(Saved entries)
───

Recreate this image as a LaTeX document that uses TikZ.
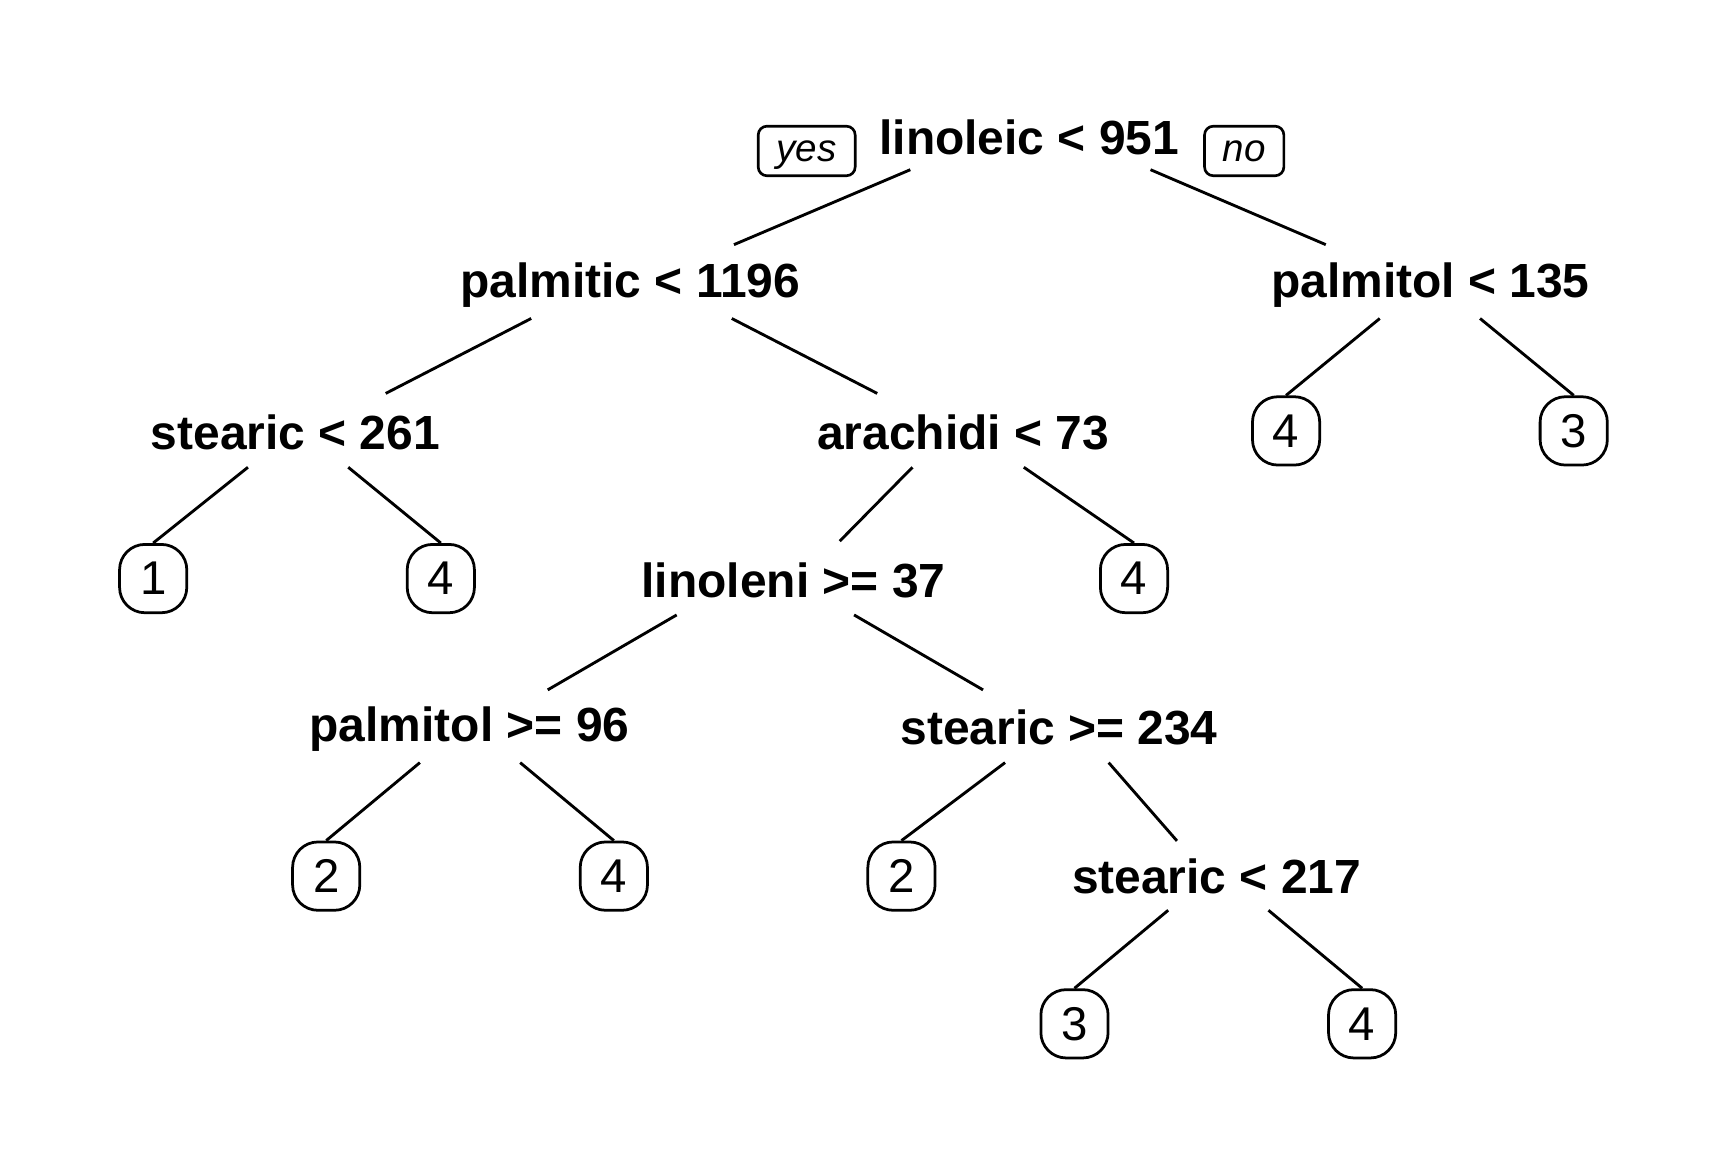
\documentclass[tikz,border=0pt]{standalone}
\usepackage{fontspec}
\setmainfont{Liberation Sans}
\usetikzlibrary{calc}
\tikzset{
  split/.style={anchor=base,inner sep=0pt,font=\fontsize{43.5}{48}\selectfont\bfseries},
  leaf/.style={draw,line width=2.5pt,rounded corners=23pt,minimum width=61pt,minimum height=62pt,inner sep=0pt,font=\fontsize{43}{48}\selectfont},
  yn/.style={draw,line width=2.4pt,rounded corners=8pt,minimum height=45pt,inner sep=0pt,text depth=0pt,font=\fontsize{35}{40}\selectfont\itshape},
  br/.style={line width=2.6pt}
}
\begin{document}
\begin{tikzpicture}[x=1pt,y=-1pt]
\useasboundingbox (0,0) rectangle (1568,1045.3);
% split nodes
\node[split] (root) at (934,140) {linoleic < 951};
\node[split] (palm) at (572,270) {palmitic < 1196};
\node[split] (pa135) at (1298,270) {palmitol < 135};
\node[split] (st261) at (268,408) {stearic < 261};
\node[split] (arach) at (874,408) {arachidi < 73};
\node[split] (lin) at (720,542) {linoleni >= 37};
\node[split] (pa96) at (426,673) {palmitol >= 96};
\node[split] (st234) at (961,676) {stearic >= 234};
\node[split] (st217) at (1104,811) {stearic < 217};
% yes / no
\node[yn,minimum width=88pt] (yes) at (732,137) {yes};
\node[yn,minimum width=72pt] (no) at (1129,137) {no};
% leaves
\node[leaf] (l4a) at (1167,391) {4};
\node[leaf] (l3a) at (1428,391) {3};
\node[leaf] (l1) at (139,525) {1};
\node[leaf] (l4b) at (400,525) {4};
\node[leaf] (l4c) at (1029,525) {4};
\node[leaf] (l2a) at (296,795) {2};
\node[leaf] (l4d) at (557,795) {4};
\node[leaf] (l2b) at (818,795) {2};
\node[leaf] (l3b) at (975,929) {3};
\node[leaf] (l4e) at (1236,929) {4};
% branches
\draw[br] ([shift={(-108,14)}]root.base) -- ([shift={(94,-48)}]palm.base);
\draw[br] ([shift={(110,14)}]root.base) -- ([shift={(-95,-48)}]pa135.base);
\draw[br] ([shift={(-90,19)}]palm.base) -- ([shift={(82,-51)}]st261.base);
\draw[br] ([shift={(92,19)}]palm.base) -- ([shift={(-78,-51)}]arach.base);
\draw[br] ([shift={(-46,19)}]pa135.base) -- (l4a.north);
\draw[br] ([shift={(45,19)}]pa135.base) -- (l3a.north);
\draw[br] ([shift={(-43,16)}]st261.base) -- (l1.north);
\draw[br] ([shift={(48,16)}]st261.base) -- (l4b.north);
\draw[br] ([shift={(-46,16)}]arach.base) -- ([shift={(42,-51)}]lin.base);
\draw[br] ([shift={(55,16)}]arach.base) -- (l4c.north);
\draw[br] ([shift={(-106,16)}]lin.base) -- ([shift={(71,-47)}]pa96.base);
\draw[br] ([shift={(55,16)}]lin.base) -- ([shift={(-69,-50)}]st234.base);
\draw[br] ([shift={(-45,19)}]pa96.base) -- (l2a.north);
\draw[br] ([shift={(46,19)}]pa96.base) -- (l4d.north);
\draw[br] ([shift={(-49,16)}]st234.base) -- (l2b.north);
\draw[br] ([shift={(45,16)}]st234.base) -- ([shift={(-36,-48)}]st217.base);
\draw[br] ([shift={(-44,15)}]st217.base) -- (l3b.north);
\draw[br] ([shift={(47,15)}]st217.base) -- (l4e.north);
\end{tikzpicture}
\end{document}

───

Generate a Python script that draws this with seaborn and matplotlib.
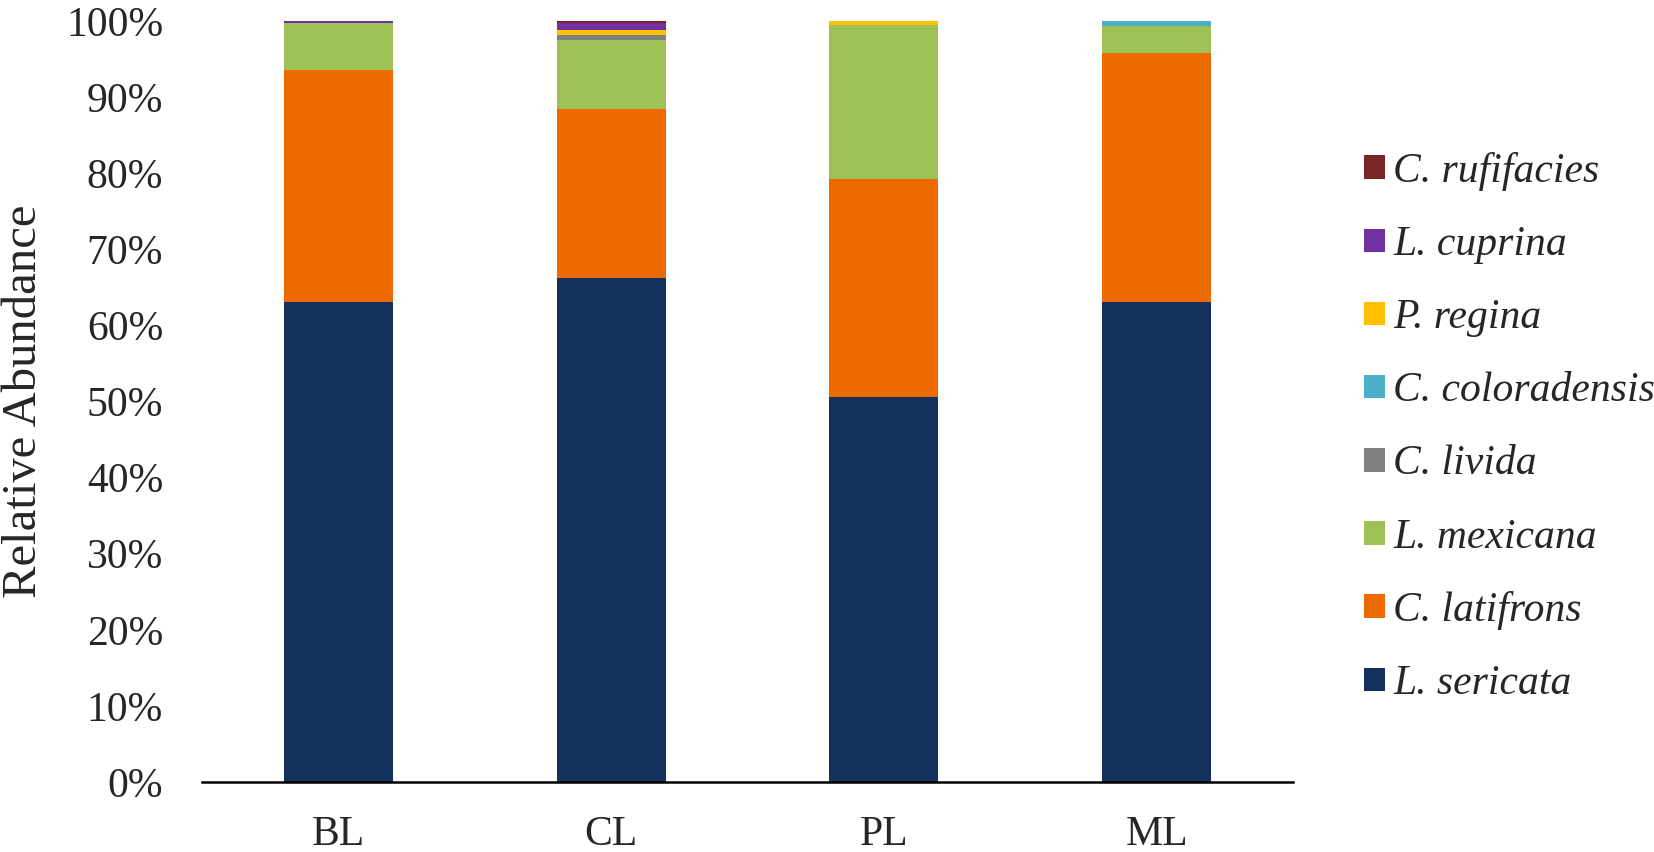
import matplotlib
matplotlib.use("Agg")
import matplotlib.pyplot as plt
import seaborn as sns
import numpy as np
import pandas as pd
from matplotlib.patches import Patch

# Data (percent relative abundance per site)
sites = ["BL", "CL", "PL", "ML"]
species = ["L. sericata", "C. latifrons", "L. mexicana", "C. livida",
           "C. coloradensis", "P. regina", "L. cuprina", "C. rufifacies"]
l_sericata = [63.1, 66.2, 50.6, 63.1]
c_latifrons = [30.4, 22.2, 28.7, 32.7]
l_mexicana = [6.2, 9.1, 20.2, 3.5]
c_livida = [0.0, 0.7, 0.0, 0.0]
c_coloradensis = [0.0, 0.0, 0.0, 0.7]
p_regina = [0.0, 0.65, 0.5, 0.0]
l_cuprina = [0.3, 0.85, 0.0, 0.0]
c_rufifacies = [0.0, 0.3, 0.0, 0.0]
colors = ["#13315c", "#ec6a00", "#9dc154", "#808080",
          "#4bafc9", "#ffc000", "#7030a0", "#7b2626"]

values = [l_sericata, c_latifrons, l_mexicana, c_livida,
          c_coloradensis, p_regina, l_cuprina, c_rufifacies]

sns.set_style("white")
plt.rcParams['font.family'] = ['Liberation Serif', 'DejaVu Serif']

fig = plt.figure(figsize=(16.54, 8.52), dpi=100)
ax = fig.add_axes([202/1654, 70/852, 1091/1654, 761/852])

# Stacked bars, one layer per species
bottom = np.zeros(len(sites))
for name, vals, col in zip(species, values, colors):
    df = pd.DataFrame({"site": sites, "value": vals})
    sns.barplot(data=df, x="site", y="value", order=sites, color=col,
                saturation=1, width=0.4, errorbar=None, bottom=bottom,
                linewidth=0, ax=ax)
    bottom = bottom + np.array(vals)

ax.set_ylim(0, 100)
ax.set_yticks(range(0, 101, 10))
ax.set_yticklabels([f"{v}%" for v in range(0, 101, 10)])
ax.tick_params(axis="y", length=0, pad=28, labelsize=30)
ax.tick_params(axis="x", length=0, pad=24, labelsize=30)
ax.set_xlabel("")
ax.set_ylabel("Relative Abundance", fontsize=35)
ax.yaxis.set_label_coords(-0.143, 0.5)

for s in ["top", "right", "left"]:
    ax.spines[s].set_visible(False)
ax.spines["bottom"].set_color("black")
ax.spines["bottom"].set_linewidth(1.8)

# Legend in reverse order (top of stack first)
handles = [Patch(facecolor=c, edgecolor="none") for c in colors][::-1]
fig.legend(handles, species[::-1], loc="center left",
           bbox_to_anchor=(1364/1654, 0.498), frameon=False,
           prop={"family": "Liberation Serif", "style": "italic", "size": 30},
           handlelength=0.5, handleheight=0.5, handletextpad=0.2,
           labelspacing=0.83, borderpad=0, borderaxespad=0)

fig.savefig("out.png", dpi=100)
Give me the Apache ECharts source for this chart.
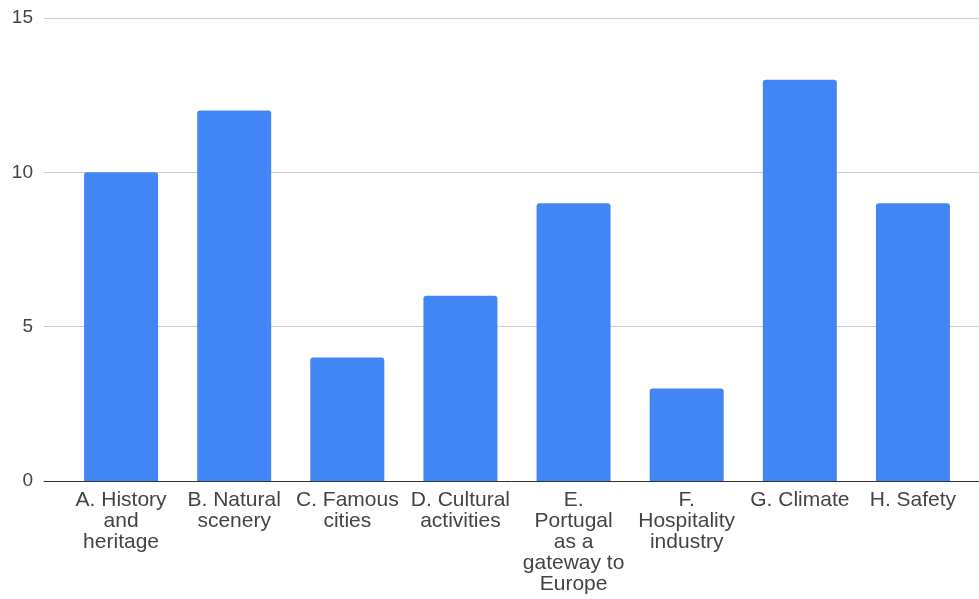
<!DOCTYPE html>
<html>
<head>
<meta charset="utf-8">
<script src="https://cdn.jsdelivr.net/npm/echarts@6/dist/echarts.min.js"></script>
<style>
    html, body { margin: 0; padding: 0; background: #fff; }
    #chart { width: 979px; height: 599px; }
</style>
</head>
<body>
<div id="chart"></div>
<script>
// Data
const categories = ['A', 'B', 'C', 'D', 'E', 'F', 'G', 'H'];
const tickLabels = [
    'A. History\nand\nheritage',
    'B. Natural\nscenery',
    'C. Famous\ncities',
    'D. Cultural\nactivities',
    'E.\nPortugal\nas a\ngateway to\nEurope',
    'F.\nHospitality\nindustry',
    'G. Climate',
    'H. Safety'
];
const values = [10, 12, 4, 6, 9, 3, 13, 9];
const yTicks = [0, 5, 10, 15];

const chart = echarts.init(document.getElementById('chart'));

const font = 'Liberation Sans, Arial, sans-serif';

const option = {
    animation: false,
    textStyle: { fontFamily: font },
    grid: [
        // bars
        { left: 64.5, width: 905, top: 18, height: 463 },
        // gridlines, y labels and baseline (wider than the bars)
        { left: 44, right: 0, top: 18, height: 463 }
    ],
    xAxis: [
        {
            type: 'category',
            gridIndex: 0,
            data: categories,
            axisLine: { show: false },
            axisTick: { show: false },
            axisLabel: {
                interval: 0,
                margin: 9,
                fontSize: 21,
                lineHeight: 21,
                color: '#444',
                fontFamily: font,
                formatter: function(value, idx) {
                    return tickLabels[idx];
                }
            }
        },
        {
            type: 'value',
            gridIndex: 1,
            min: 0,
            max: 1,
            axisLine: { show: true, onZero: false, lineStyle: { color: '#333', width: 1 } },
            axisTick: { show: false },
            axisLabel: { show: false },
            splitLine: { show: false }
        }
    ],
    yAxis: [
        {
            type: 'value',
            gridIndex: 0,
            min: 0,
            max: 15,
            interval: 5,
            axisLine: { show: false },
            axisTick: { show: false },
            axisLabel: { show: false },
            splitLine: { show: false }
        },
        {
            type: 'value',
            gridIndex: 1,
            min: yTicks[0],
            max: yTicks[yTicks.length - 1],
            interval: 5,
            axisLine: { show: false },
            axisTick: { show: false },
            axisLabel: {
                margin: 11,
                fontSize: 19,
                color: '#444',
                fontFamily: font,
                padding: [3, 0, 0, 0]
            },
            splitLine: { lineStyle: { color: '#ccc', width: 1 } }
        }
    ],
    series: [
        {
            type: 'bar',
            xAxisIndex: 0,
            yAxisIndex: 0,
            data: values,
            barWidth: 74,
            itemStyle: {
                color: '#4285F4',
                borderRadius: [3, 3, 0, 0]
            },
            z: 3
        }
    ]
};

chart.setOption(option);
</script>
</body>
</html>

───

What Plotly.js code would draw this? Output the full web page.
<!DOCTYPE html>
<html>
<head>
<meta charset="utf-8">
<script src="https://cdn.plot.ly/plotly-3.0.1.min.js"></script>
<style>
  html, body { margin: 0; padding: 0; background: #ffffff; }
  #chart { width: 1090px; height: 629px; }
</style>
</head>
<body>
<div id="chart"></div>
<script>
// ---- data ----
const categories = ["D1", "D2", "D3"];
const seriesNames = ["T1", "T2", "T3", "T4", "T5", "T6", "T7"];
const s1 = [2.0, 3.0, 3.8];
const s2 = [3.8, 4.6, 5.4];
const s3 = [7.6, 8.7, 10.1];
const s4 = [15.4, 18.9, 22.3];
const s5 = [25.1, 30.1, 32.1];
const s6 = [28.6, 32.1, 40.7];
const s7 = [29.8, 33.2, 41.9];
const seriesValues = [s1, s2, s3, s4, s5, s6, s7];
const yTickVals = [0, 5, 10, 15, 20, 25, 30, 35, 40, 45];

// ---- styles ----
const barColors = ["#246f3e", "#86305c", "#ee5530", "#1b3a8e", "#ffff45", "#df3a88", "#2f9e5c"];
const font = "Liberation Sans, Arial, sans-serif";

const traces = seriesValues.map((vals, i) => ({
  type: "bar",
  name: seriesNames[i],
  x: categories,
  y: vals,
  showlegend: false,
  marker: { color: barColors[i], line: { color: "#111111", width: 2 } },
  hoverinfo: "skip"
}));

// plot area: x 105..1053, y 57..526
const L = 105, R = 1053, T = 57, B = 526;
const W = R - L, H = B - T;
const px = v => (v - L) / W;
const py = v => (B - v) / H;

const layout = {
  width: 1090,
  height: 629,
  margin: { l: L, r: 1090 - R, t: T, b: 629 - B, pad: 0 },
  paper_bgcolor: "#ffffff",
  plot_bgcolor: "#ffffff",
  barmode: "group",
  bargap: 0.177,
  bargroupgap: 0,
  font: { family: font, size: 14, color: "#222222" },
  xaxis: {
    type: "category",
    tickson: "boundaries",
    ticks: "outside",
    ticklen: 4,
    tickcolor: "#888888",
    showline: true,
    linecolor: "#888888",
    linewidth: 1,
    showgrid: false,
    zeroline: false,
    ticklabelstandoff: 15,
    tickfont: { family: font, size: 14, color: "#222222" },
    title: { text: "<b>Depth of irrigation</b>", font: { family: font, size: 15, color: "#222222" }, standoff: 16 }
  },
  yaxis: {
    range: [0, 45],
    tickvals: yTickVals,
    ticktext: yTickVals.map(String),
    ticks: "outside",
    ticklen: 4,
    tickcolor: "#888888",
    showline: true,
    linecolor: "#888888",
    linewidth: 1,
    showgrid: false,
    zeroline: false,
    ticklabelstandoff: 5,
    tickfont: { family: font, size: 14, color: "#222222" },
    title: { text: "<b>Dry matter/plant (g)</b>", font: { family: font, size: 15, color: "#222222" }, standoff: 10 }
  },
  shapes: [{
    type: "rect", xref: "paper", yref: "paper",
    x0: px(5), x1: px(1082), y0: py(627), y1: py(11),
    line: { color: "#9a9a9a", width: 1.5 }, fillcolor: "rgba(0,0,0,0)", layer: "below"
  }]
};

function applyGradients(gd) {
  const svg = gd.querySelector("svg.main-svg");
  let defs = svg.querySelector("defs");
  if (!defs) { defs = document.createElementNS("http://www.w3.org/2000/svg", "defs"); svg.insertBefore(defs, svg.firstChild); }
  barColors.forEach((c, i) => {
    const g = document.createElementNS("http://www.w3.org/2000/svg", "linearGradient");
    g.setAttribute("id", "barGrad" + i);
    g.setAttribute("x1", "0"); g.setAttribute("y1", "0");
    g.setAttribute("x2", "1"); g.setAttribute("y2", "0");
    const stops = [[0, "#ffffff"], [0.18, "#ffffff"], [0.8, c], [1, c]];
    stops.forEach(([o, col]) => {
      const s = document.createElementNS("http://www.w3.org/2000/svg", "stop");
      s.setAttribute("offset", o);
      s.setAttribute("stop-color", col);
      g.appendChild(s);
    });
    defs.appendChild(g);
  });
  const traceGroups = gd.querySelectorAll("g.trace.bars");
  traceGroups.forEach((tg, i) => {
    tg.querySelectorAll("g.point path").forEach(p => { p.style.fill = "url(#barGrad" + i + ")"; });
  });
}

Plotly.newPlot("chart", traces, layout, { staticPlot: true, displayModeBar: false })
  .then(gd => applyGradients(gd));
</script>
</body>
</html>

───

## SHORT TASK
Only the lines from the one with "Give me the" through the one with "const font = 'Liberation", both included, go in the copy, exactly as written. Leave the pictures behind.

## TASK ANSWER
Give me the Apache ECharts source for this chart.
<!DOCTYPE html>
<html>
<head>
<meta charset="utf-8">
<script src="https://cdn.jsdelivr.net/npm/echarts@6/dist/echarts.min.js"></script>
<style>
    html, body { margin: 0; padding: 0; background: #fff; }
    #chart { width: 979px; height: 599px; }
</style>
</head>
<body>
<div id="chart"></div>
<script>
// Data
const categories = ['A', 'B', 'C', 'D', 'E', 'F', 'G', 'H'];
const tickLabels = [
    'A. History\nand\nheritage',
    'B. Natural\nscenery',
    'C. Famous\ncities',
    'D. Cultural\nactivities',
    'E.\nPortugal\nas a\ngateway to\nEurope',
    'F.\nHospitality\nindustry',
    'G. Climate',
    'H. Safety'
];
const values = [10, 12, 4, 6, 9, 3, 13, 9];
const yTicks = [0, 5, 10, 15];

const chart = echarts.init(document.getElementById('chart'));

const font = 'Liberation Sans, Arial, sans-serif';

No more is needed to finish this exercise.